Using a gentle, soft voice when you around a stranger’s dog will let their dog know you are not someone to be afraid of. Don’t scream, yell, or raise your voice as this will cause the dog to feel uneasy and vulnerable.

Let The Dog Sniff You

Before you touch a stranger’s dog, let it sniff you first. If you have followed the steps above, the dog may approach you for an investigative sniff to make sure you’re not a threat. Be calm during this process as the dog is just trying to get to know you better. Continue to stand still and stay composed. You shouldn’t try to touch the dog at this point.

All Clear

Once the stranger’s dog has sniffed you and made sure you’re not a threat, it will most likely move away from you and focus on something else. If you want to stroke the dog, ask its owner first, and then hold out your hand slowly for the dog to sniff. If the dog seems fine with this, you could try stroking them. Avoid petting the dog’s head as most dogs, especially ones that know you, don’t like it. You should pay close attention to the dog’s body language during this stage.

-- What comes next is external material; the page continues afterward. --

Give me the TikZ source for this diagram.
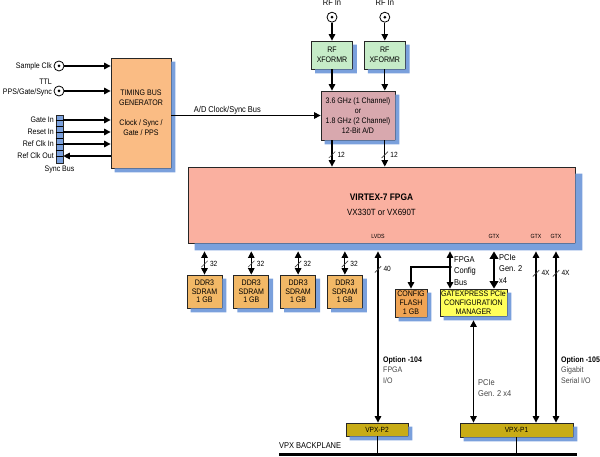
\documentclass[tikz,border=0pt]{standalone}
\usepackage{fontspec}
\setmainfont[FakeStretch=0.88]{Liberation Sans}
\usepackage{tikz}
\usetikzlibrary{arrows.meta, positioning, shapes}
\definecolor{tbgorange}{RGB}{250,188,132}
\definecolor{rfgreen}{RGB}{198,236,200}
\definecolor{adcpink}{RGB}{216,168,174}
\definecolor{fpgasalmon}{RGB}{250,176,160}
\definecolor{ddrorange}{RGB}{242,184,102}
\definecolor{flashorange}{RGB}{240,164,84}
\definecolor{gxyellow}{RGB}{255,255,90}
\definecolor{vpxolive}{RGB}{200,172,22}
\definecolor{shadowblue}{RGB}{122,160,220}
\definecolor{textgray}{RGB}{70,70,70}

\begin{document}
\begin{tikzpicture}[x=1pt, y=-1pt, font=\fontsize{8}{10}\selectfont, >={Triangle[length=6.5pt,width=6.5pt]}]
\tikzstyle{block} = [rectangle, draw=black!85, line width=0.8pt, align=center, inner sep=1pt]
\tikzstyle{backshade} = [fill=shadowblue, draw=none]
\tikzstyle{ddr} = [block, fill=ddrorange, minimum width=35pt, minimum height=33pt, font=\fontsize{8}{8.7}\selectfont]
\tikzstyle{vpx} = [block, fill=vpxolive, font=\fontsize{7.5}{9}\selectfont]
\tikzstyle{arrow} = [line width=1.1pt, ->]
\tikzstyle{dblarrow} = [line width=1.1pt, <->]
\tikzstyle{thickdbl} = [line width=2pt, {Triangle[length=7.5pt,width=8.5pt]}-{Triangle[length=7.5pt,width=8.5pt]}]
\tikzstyle{jack} = [circle, draw, line width=0.8pt, fill=white, minimum size=10pt, inner sep=0pt]
\tikzstyle{slash} = [rectangle, inner sep=0pt, rotate=45, minimum width=9pt, minimum height=0.6pt, fill=black!75]
\tikzstyle{buswidth} = [right=5pt, inner sep=0pt, font=\fontsize{7.5}{8}\selectfont]
\tikzstyle{pinlabel} = [inner sep=0pt, font=\fontsize{6}{7}\selectfont]
\tikzstyle{siglabel} = [inner sep=1pt, font=\fontsize{8}{10}\selectfont]
\tikzstyle{note} = [align=left, inner sep=0pt, text=textgray, font=\fontsize{8}{10.5}\selectfont]
\tikzstyle{busnote} = [align=left, inner sep=0pt, font=\fontsize{8.5}{11.5}\selectfont]

\useasboundingbox (0,0) rectangle (600,457);

\node (timing) [block, fill=tbgorange, minimum width=60pt, minimum height=110pt] at (141,113) {TIMING BUS\\GENERATOR\\[10pt]Clock / Sync /\\Gate / PPS};

\node (sclk) [jack] at (59,66) {};
\fill (sclk) circle (1.5pt);
\node [siglabel, left=0.5pt of sclk] {Sample Clk};
\node (ttl) [jack] at (59,91) {};
\fill (ttl) circle (1.5pt);
\node [siglabel, align=right, left=0.5pt of ttl, yshift=3pt] {TTL\\PPS/Gate/Sync};

\node (sync) [rectangle, draw=black!85, line width=0.6pt, fill=shadowblue, minimum width=7pt, minimum height=48pt, inner sep=0pt] at (59.5,139) {};
\foreach \k in {1,...,7}
  \draw [line width=0.5pt] (sync.north west) ++(0,6*\k) -- ++(7,0);
\node (gatein) [siglabel, anchor=east] at (55,120) {Gate In};
\node (resetin) [siglabel, anchor=east] at (55,132) {Reset In};
\node (refin) [siglabel, anchor=east] at (55,144) {Ref Clk In};
\node (refout) [siglabel, anchor=east] at (55,156) {Ref Clk Out};
\node [siglabel, below=1pt of sync] {Sync Bus};

\node (rf1) [block, fill=rfgreen, minimum width=41pt, minimum height=28pt] at (332,55) {RF\\XFORMR};
\node (rf2) [block, fill=rfgreen, minimum width=41pt, minimum height=28pt, right=11pt of rf1] {RF\\XFORMR};
\node (rfin1) [jack, above=18pt of rf1] {};
\node (rfin2) [jack, above=18pt of rf2] {};
\fill (rfin1) circle (1.5pt);
\fill (rfin2) circle (1.5pt);
\node [siglabel, inner sep=0pt, above=6pt of rfin1, font=\fontsize{8.5}{10}\selectfont] {RF In};
\node [siglabel, inner sep=0pt, above=6pt of rfin2, font=\fontsize{8.5}{10}\selectfont] {RF In};

\node (adc) [block, fill=adcpink, minimum width=74pt, minimum height=49pt] at (358,115.5) {3.6 GHz (1 Channel)\\or\\1.8 GHz (2 Channel)\\12-Bit A/D};

\node (fpga) [block, fill=fpgasalmon, minimum width=387pt, minimum height=76pt, font=\fontsize{9}{15}\selectfont] at (381.5,205) {{\bfseries\fontsize{9.5}{15}\selectfont VIRTEX-7 FPGA}\\VX330T or VX690T};
\node (lvds) [pinlabel] at (378,236) {LVDS};
\node (gtxa) [pinlabel] at (494,236) {GTX};
\node (gtxb) [pinlabel] at (536,236) {GTX};
\node (gtxc) [pinlabel] at (556,236) {GTX};

\node (ddr1) [ddr] at (204.5,291.5) {DDR3\\SDRAM\\1 GB};
\node (ddr2) [ddr, right=11pt of ddr1] {DDR3\\SDRAM\\1 GB};
\node (ddr3) [ddr, right=11pt of ddr2] {DDR3\\SDRAM\\1 GB};
\node (ddr4) [ddr, right=11pt of ddr3] {DDR3\\SDRAM\\1 GB};

\node (flash) [block, fill=flashorange, minimum width=32pt, minimum height=28pt, font=\fontsize{8}{9}\selectfont] at (411,303) {CONFIG\\FLASH\\1 GB};
\node (gatex) [block, fill=gxyellow, minimum width=67pt, minimum height=27pt, inner sep=0pt, font=\fontsize{8}{9}\selectfont] at (473.5,302.5) {GATEXPRESS PCIe\\CONFIGURATION\\MANAGER};
\coordinate (cfgbus) at (450,267);

\node (vpx2) [vpx, minimum width=62pt, minimum height=13pt] at (377,429.5) {VPX-P2};
\node (vpx1) [vpx, minimum width=113pt, minimum height=14pt] at (516.5,430) {VPX-P1};
\coordinate (bpleft) at (279,454);
\coordinate (bpright) at (577,454);

\foreach \n in {timing,rf1,rf2,adc,ddr1,ddr2,ddr3,ddr4,flash,gatex,vpx2,vpx1}
  \fill [backshade] ([yshift=-4pt]\n.north east) -- ([shift={(4pt,-4pt)}]\n.north east) -- ([shift={(4pt,-4pt)}]\n.south east) -- ([shift={(4pt,-4pt)}]\n.south west) -- ([xshift=4pt]\n.south west) -- (\n.south east) -- cycle;
\fill [backshade] ([yshift=-7pt]fpga.north east) -- ([shift={(7pt,-7pt)}]fpga.north east) -- ([shift={(7pt,-7pt)}]fpga.south east) -- ([shift={(7pt,-7pt)}]fpga.south west) -- ([xshift=7pt]fpga.south west) -- (fpga.south east) -- cycle;

\draw [arrow] (sclk) -- (sclk -| timing.west);
\draw [arrow] (ttl) -- (ttl -| timing.west);
\draw [arrow] (gatein -| sync.east) -- (gatein -| timing.west);
\draw [arrow] (resetin -| sync.east) -- (resetin -| timing.west);
\draw [arrow] (refin -| sync.east) -- (refin -| timing.west);
\draw [arrow] (refout -| timing.west) -- (refout -| sync.east);

\draw [arrow] (timing.east |- adc.west) -- node[siglabel, anchor=south west, pos=0, xshift=21pt, font=\fontsize{8.5}{10}\selectfont] {A/D Clock/Sync Bus} (adc.west);
\draw [arrow] (rfin1) -- (rf1);
\draw [arrow] (rfin2) -- (rf2);
\draw [arrow] (rf1) -- (rf1 |- adc.north);
\draw [arrow] (rf2) -- (rf2 |- adc.north);
\draw [arrow] (rf1 |- adc.south) -- node[slash, pos=0.55] {} node[buswidth, pos=0.55] {12} (rf1 |- fpga.north);
\draw [arrow] (rf2 |- adc.south) -- node[slash, pos=0.55] {} node[buswidth, pos=0.55] {12} (rf2 |- fpga.north);

\draw [dblarrow, shorten <=8pt] (ddr1 |- fpga.south) -- node[slash, pos=0.66] {} node[buswidth, pos=0.66] {32} (ddr1);
\draw [dblarrow, shorten <=8pt] (ddr2 |- fpga.south) -- node[slash, pos=0.66] {} node[buswidth, pos=0.66] {32} (ddr2);
\draw [dblarrow, shorten <=8pt] (ddr3 |- fpga.south) -- node[slash, pos=0.66] {} node[buswidth, pos=0.66] {32} (ddr3);
\draw [dblarrow, shorten <=8pt] (ddr4 |- fpga.south) -- node[slash, pos=0.66] {} node[buswidth, pos=0.66] {32} (ddr4);

\draw [dblarrow, shorten <=8pt] (lvds |- fpga.south) -- node[slash, pos=0.145] {} node[buswidth, pos=0.145] {40} (lvds |- vpx2.north);

\fill (cfgbus) circle (1.8pt);
\draw [arrow, shorten >=8pt] (cfgbus) -- (cfgbus |- fpga.south);
\draw [arrow] (cfgbus) -- (cfgbus |- gatex.north);
\draw [arrow] (cfgbus) -| (flash);
\node [busnote, right=4pt of cfgbus, yshift=-4pt] {FPGA\\Config\\Bus};

\draw [thickdbl, shorten <=8pt] (gtxa |- fpga.south) -- (gtxa |- gatex.north);
\node [busnote, anchor=north west] at (499,254) {PCIe\\Gen. 2\\x4};

\draw [dblarrow, shorten <=8pt] (gtxb |- fpga.south) -- node[slash, pos=0.167] {} node[buswidth, pos=0.167] {4X} (gtxb |- vpx1.north);
\draw [dblarrow, shorten <=8pt] (gtxc |- fpga.south) -- node[slash, pos=0.167] {} node[buswidth, pos=0.167] {4X} (gtxc |- vpx1.north);
\draw [dblarrow, shorten <=4pt] (gatex) -- (gatex |- vpx1.north);
\node [note, anchor=west, font=\fontsize{8.5}{10.5}\selectfont] at (478,388) {PCIe\\Gen. 2 x4};

\node [note, anchor=west] at (383,370) {{\color{black}\bfseries Option -104}\\FPGA\\I/O};
\node [note, anchor=west] at (561,370) {{\color{black}\bfseries Option -105}\\Gigabit\\Serial I/O};

\draw [line width=3pt] (bpleft) -- (bpright);
\node [siglabel, inner sep=0pt, anchor=base west, font=\fontsize{8.5}{10}\selectfont] at (279,448) {VPX BACKPLANE};
\draw [line width=1pt] (vpx2.south) -- (vpx2.south |- bpleft);
\draw [line width=1pt] (vpx1.south) -- (vpx1.south |- bpleft);
\end{tikzpicture}
\end{document}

Signs a dog is feeling threatened and may bite are:

  • Licking lips and/or yawning
  • Looking away
  • Hunched back, flattened ears and stiff body
  • Raised fur
  • Snapping and growling
  • Tail wagging
  • Backing away
  • Visible whites of the eye

If you notice the stranger’s dog display any of these signs, you should slowly retreat your hand and slowly back away. Don’t freak out as this will upset the dog and could make the situation worse.